4. ECK: A Textbook Bounded Context
Elastic Cloud on Kubernetes (ECK) encapsulates a full Elasticsearch/Kibana/APM domain inside one control plane:
Inside the boundary (cluster) | Outside the boundary |
---|---|
Custom Resources (Elasticsearch , Kibana , ApmServer , ElasticAgent ) |
Optional S3/GCS bucket for snapshots |
Operator logic: cluster bootstrap, master elections, rolling upgrades, cert rotation, ILM | A single HTTPS endpoint for clients |
Native K8s primitives: StatefulSets for data nodes, Deployments for masters/ingest, PVCs for storage | — |
Everything the domain needs—sharding, leader election, scaling, fault recovery—happens internally. The external contract is minimal and explicit. That is exactly what DDD calls “high cohesion, low coupling.”
Running on bare-metal accentuates the fit: Kubernetes supplies only fundamental abstractions (pods, storage classes, networking) while the ECK operator owns the rest.
5. Decision Matrix: When to Use Kubernetes
Question | If “YES” → Pick K8s + Operator | If “NO” → Stay With Cloud Services |
---|---|---|
Does the workload require multi-node coordination (leader election, quorum, shard rebalance)? | ECK, Strimzi, Flink-K8s, etc. | S3, SQS, DynamoDB, BigQuery already solve it |
Can the whole domain sit behind a small interface once deployed? | Cluster keeps complexity inside | Half-in/half-out creates glue burden |
Do you need portability to bare-metal or on-prem? | K8s abstracts the infra | Managed service lock-in is acceptable |
Is day-2 operation (upgrade, failover) encoded in an operator? | Use the operator | Avoid hand-rolling run-books |
If any row in the right column is true, Kubernetes is probably a liability for that domain.
6. Where OnDemandEnv Fits
OnDemandEnv can stitch two control planes into one developer experience—spawning preview environments that include both EKS resources and AWS services.

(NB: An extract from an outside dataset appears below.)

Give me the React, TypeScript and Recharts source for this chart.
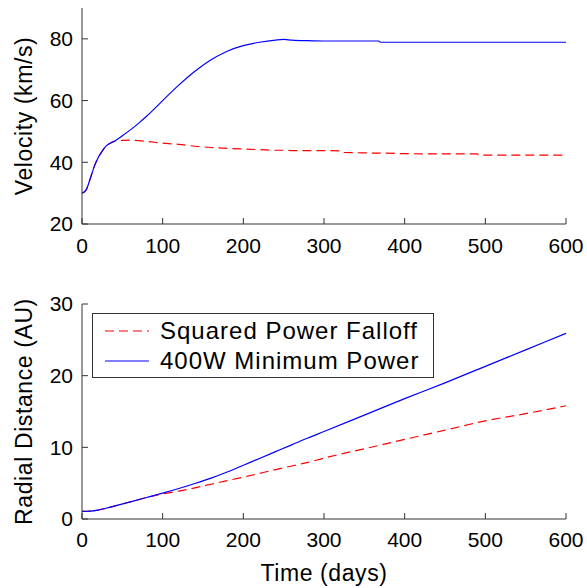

But when the entire bounded context already lives inside K8s (e.g., ECK), OnDemandEnv’s job is trivial: create a namespace or ephemeral cluster, apply a few CRDs, and you’re done. The platform tax disappears because the architectural cut matches the domain boundary.
7. Practical Recommendations
- Audit existing services: list every component and mark whether its control plane is K8s or the cloud provider. Any mixed rows signal accidental complexity.
- Prefer managed services for commoditised concerns (object storage, queueing, SQL).
- Adopt Operators for complex, stateful, multi-node systems that profit from Kubernetes’ reconciliation loop.
- Measure the “glue tax”: extra IAM roles, Terraform lines, dashboards, on-call run-books. If that tax > operator complexity, collapse your boundary.
8. Conclusion
I am not anti-Kubernetes. I am anti-_misaligned boundaries_.
Kubernetes shines when a well-scoped operator turns essential complexity into declarative intent. It hinders when it slices an otherwise cohesive system into two masters.
Use the right tool for the right bounded context—and let simplicity be your competitive advantage.